Taming the banks, but at what cost?

| August 7, 2012

As the world’s financial institutions regroup following the devastating global financial crisis economic policy is under the spotlight. Robert Carling believes many are seeking revenge when they insist on tight new regulations.

Economic history tells us to expect that major financial crises will be followed by lengthy periods of sub-par economic growth, or worse.

The performance of the global economy – and particularly the US and Europe – in the wake of the global financial crisis is consistent with the lessons of history. There is, thus, a certain inevitability about the pain they (and, to a lesser extent, other regions) are experiencing. It is also true, however, that economic policies can make the aftermath of a crisis more or less painful than it needs to be.

While it is difficult to identify countries currently pursuing inspired policies that will strengthen the foundations for recovery, plenty of countries are making things worse. The onslaught of banking and finance regulation is a good example.

There is no doubt that banks took excessive risks; that innovation created complex and dangerous financial instruments; that there was too little capital and liquidity in the system; and that bankers were (and still are) paid too much. But it is an over-simplification to blame the banks and inadequate regulation for the global financial crisis. The causes of the crisis were more complex and varied, and included misguided economic policies, but it is more convenient for politicians to blame others.

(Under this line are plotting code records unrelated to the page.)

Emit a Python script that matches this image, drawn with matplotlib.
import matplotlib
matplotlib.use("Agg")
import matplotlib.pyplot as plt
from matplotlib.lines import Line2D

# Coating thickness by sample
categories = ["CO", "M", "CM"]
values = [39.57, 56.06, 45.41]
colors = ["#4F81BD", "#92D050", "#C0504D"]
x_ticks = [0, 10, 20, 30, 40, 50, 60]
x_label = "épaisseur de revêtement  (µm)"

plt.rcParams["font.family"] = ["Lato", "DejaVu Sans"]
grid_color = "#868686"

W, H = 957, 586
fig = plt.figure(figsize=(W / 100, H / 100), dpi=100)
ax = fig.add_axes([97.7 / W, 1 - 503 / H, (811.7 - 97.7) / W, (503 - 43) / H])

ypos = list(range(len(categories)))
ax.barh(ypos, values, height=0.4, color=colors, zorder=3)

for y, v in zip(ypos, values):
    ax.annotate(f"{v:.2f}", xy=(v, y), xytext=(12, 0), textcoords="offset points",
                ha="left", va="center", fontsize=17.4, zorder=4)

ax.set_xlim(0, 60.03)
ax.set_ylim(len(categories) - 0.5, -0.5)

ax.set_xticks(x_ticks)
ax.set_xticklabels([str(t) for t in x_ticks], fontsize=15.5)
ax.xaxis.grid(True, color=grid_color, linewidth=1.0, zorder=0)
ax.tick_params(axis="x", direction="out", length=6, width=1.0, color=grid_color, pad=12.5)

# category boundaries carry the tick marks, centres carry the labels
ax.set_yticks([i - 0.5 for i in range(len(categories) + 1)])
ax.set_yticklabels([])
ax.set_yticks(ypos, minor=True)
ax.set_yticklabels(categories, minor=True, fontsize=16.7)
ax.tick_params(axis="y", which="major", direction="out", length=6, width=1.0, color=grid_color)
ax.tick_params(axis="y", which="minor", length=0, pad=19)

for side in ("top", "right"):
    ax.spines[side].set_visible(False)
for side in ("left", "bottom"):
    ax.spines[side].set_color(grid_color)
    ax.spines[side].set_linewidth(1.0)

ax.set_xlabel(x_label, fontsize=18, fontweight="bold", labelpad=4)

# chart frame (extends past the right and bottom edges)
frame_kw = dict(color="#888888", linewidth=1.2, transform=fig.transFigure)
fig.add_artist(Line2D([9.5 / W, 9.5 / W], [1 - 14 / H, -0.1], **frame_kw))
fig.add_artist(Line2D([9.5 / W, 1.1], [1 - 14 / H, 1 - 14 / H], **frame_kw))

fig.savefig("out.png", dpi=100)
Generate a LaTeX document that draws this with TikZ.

Some tightening of regulation in response to the crisis was justified, but we are seeing re-regulation with a vengeance. Revenge is not a substitute for sober analysis as a basis for policy. There is a real risk that banking and finance will be strangled, with serious consequences for the cost and availability of finance for investment. As these new regulatory regimes are likely to stay with us for many years, the economic costs they will impose will be a lasting legacy of the global crisis.

Australia should escape the worst of these costs, because our regulators are sticking to the Basel III script. While Basel III contains some dubious features, such as ‘macro-prudential regulation’, on the whole it represents a reasonably measured tightening-up of regulation. The track record of the Australian regulators suggests that where Basel III leaves them some discretion, they will apply the rules sensibly.

In contrast, the US, UK and the EU are going well beyond the Basel III script. The best example is the Dodd-Frank legislation in the US, which is a hydra-headed monster of regulation. It is slowly giving birth to hundreds of new rules, the latest of which is a 1,099 page directive to lenders on mortgage simplification. The more the major countries do to strangle banks with such red tape, the more they will harm themselves, and the more Australia will suffer indirectly through its links to global finance.

Reserve Bank Governor Glenn Stevens said two years ago that finance has its own cycle of risk appetite, innovation and occasional crisis, which regulation won’t remove.

Whatever limited success regulators have in moderating the cycle of finance will come at the cost of reduced economic efficiency. Financial intermediation and innovation are at the core of long-term economic development. There has to be a trade-off between efficiency and stability, but excessive regulation risks damaging long-term economic growth in a futile attempt to make banking ‘safe’.

Robert Carling is a Senior Fellow at The Centre for Independent Studies, an independent public policy research and educational institute based in Sydney. He undertakes research into a wide range of public finance issues and regularly comments in the media on taxation and other budget issues. Before joining the CIS, he was a senior official with the New South Wales Treasury, and prior to that with the Commonwealth Treasury, the World Bank and the International Monetary Fund. He holds qualifications in economics and finance from the London School of Economics and Political Science, Georgetown University and the University of Queensland.